Once a Chapter 13 bankruptcy is filed, a secured creditor cannot repossess its collateral as a result of the protection that occurs through the Bankruptcy Code’s automatic stay while the automatic stay remains in place.
If behind on vehicle payments, those missed payments typically do not have to be caught up when a Chapter 13 bankruptcy is filed and a new payment schedule through a Chapter 13 plan commences within 30 days of the bankruptcy filing.
Chapter 13 allows for the interest rate on a vehicle loan to be altered. Depending on the contract rate of interest, there may be a significant reduction in interest available through a Chapter 13 plan. Additionally, it is possible to alter or reduce the amount of the monthly installment payment that is distributed monthly to the vehicle lender.
Where a vehicle was financed more than 910 days before filing, Chapter 13 plans can modify the overall amount that has to be repaid a secured creditor depending on the vehicle’s value. If the vehicle is worth less than what is owed on it, it may be possible to repay only the fair market value of the vehicle (which is commonly referred to as a “cramdown”) plus reasonable interest. The vehicle lender’s claim is split to be repaid as secured to the extent of the vehicle’s value plus interest and the balance of the claim is treated as unsecured. Whether the unsecured portion of the claim is repaid any specific amount, depends on the terms of the plan, and the unpaid balance is dischargeable at plan completion. Even where vehicles were financed within 910 days of bankruptcy, a portion of the secured creditor’s claim may be objectionable and subject to reclassification depending on the circumstances.
Chapter 13 plans often repay secured creditors ahead of other creditors and plans can rank or prioritize disbursements that occur to creditors.

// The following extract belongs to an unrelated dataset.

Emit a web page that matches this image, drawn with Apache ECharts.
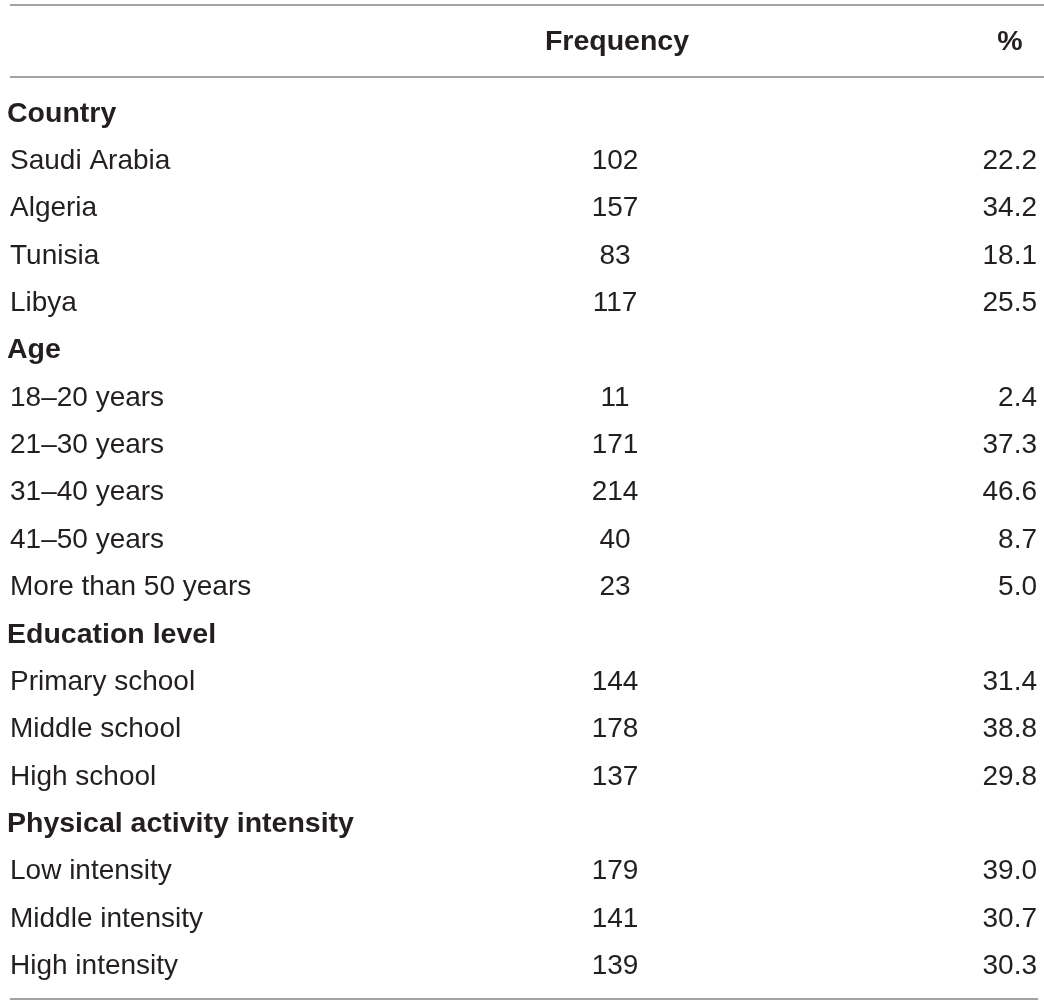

Chapter 13 can help someone who has been struggling with vehicle payments because the plan can change the repayment terms on payment amount and interest rate to more affordable amounts, payments that may have been missed before bankruptcy do not have to be made up, and in many cases, it is possible to reduce the overall amount that needs to be repaid based on a vehicle’s value. Basically, Chapter 13 can give someone a way to repay less than a vehicle contract would otherwise require.
In comparison, because a Chapter 7 is not a reorganization bankruptcy, it does not offer as many options to someone struggling to keep a vehicle unless reducing a person’s unsecured debt load through a Chapter 7 bankruptcy is enough for a person to then be able to afford car payments. Otherwise, the options available to a person filing Chapter 7 are to surrender the vehicle, redeem the vehicle, or reaffirm the vehicle loan. By surrendering, a person gives up the vehicle but has no financial liability to the creditor assuming a successful discharge, redeeming requires a one-time lump-sum payment equivalent to the vehicle’s fair market value following Court approval, and reaffirming requires an agreement be filed with the Court before discharge. When a vehicle loan is reaffirmed, if payments are not made in the future and the vehicle is repossessed, the debtor remains liable for any deficiency. Chapter 13 may offer more flexibility to someone struggling to retain a vehicle than a Chapter 7 or other options might offer.